» **Task requirements**: Sort through the entries below and pull out lines containing the word "this".

» **Entries provided**:
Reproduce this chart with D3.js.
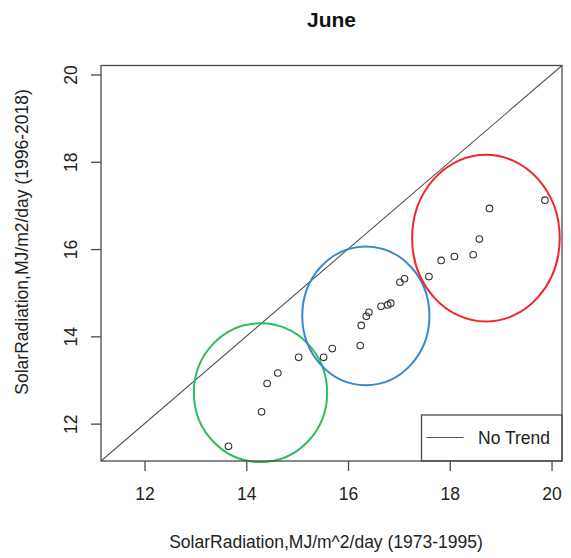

---

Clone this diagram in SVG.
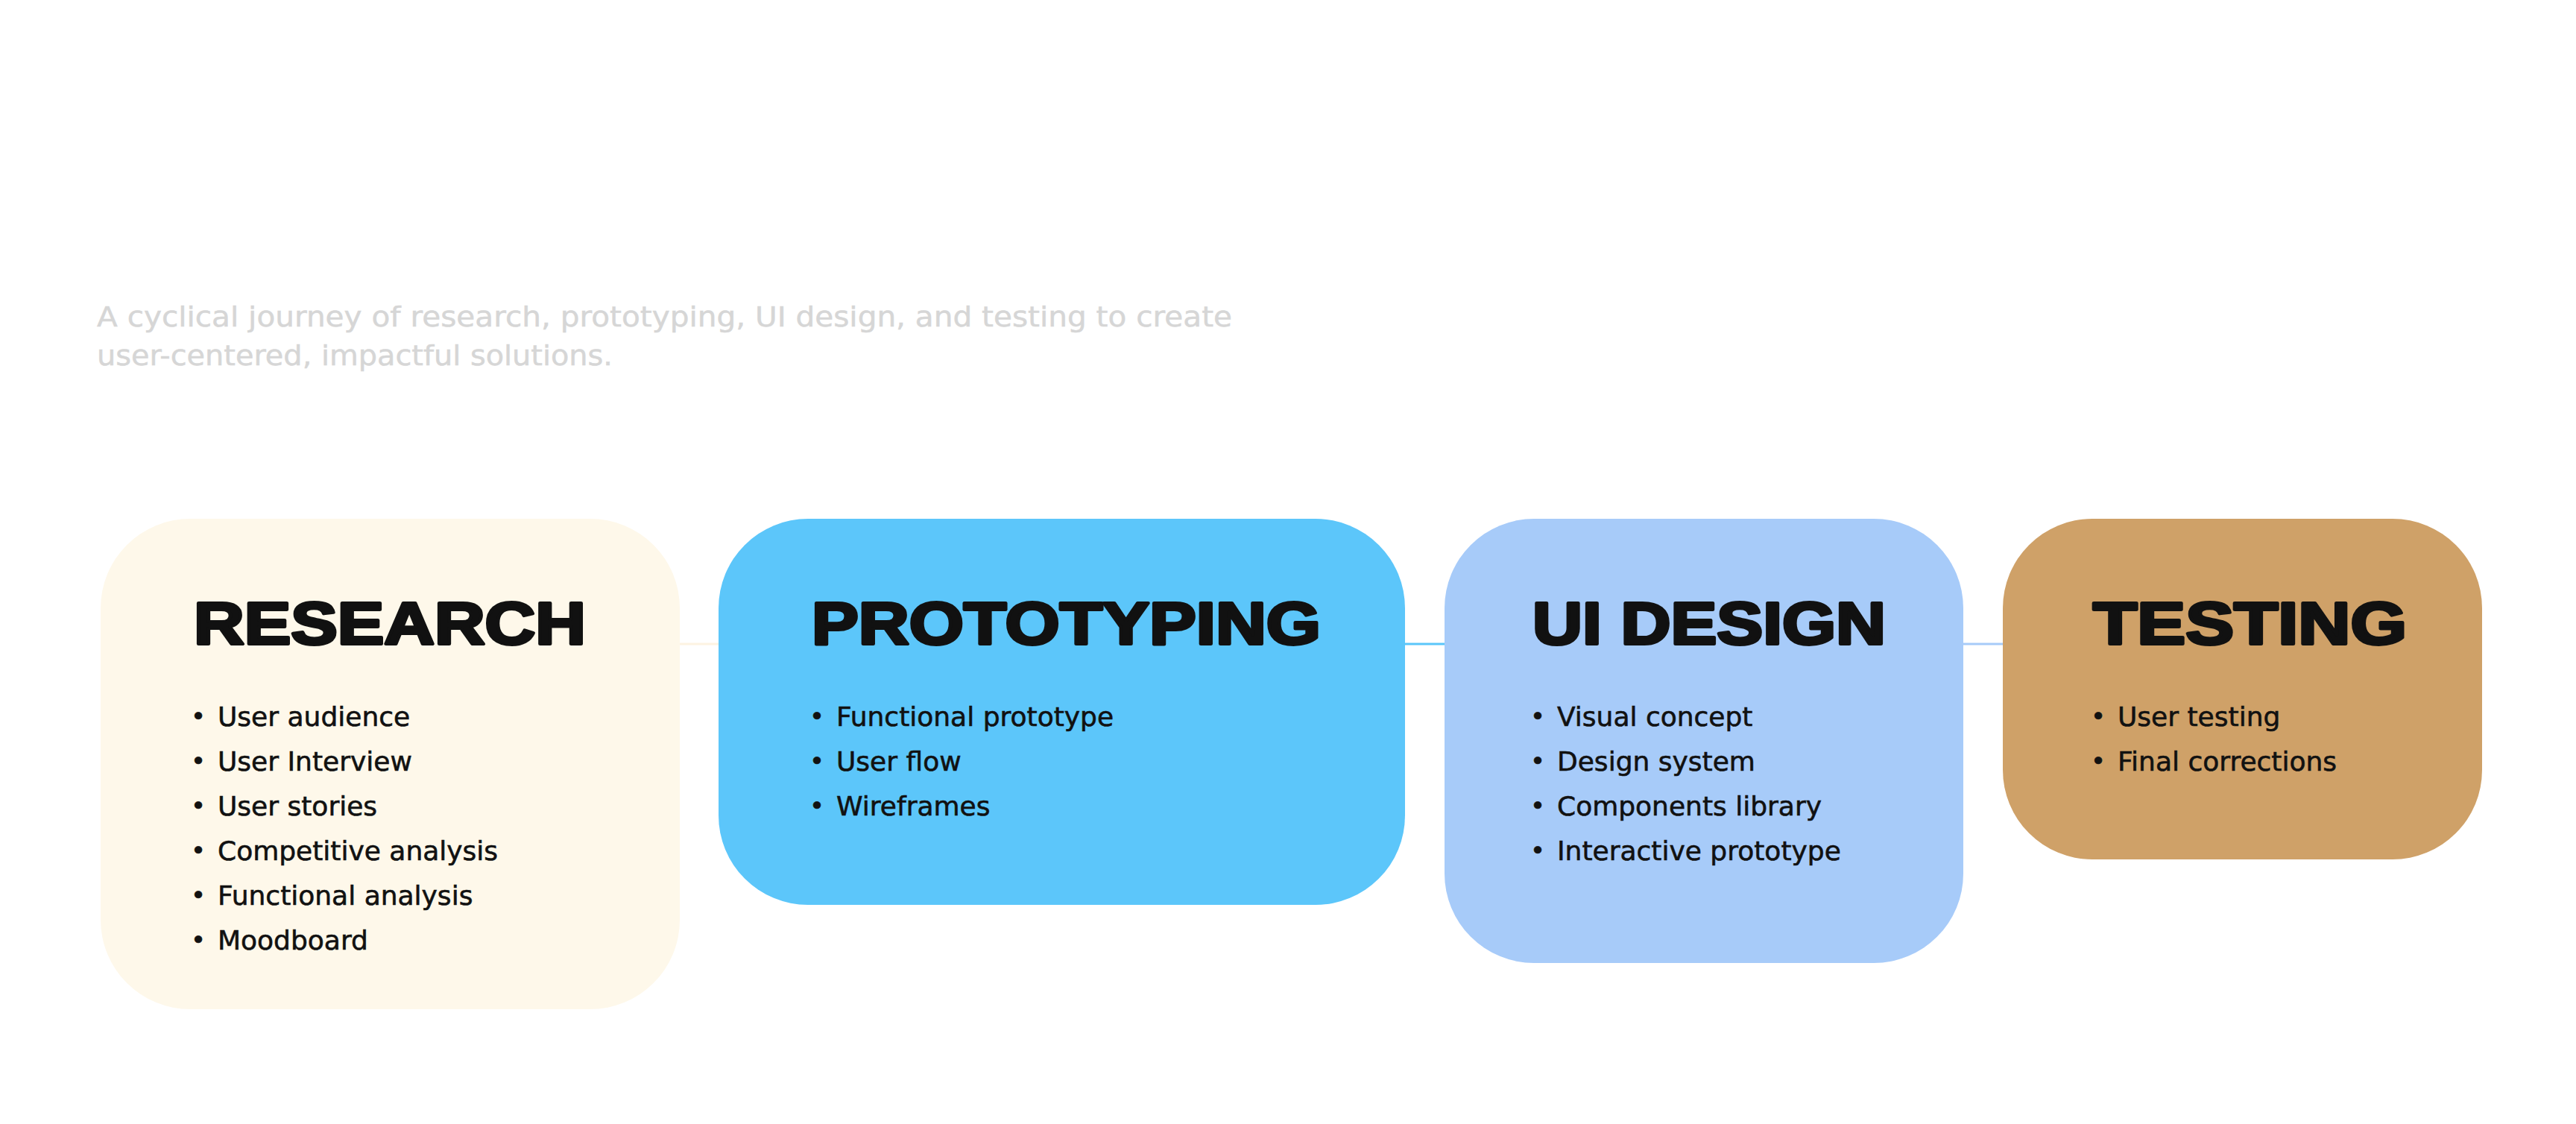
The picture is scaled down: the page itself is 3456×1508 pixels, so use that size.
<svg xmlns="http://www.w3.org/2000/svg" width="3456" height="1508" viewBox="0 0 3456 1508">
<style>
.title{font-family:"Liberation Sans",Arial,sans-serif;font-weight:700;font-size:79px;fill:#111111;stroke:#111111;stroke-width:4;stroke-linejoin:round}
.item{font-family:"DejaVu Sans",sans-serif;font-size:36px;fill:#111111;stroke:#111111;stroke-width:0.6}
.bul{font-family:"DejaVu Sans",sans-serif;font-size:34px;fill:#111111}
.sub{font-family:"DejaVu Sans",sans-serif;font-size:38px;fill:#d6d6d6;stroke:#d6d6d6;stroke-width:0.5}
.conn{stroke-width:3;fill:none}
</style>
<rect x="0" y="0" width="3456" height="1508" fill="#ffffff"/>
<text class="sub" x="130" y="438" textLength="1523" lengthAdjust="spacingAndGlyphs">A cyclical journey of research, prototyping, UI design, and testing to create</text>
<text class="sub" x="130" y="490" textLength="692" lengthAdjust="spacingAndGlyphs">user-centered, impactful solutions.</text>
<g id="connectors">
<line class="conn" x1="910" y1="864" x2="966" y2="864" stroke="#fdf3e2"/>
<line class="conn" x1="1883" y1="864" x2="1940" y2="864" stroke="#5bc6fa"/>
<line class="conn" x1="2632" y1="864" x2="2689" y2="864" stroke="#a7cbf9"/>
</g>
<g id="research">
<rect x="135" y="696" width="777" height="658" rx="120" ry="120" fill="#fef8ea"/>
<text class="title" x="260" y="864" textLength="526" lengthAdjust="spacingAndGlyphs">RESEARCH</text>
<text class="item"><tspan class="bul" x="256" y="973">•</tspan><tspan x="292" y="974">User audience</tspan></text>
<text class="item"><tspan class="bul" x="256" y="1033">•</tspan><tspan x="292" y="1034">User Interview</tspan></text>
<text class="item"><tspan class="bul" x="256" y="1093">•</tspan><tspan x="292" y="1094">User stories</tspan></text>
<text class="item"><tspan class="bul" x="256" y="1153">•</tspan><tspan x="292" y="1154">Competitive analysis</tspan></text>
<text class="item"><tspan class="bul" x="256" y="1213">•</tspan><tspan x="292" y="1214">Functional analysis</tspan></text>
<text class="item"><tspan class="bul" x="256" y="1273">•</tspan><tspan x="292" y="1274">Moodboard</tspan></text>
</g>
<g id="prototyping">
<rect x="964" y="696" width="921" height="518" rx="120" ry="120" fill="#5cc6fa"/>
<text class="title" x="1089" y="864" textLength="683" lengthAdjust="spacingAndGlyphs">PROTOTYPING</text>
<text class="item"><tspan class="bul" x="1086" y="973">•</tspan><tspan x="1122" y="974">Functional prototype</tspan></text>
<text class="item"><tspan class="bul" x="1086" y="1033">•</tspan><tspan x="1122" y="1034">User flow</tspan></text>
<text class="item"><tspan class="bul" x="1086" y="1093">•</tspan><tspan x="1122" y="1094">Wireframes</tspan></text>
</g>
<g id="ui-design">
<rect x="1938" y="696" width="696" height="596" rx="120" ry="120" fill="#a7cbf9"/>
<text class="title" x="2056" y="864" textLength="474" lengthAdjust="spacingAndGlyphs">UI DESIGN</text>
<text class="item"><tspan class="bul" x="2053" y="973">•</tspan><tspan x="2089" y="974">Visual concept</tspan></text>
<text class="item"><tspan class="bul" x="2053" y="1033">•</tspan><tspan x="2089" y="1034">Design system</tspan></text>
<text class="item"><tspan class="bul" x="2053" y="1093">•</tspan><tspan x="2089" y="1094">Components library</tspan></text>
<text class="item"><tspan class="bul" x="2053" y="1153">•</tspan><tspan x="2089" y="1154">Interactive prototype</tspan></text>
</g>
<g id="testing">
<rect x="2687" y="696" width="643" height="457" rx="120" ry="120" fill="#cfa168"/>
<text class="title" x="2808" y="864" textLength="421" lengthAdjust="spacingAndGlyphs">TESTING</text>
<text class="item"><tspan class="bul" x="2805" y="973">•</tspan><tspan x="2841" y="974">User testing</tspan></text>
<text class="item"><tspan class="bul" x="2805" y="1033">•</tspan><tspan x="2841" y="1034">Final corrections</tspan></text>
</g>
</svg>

» **The output**:
Reproduce this chart with D3.js.
Clone this diagram in SVG.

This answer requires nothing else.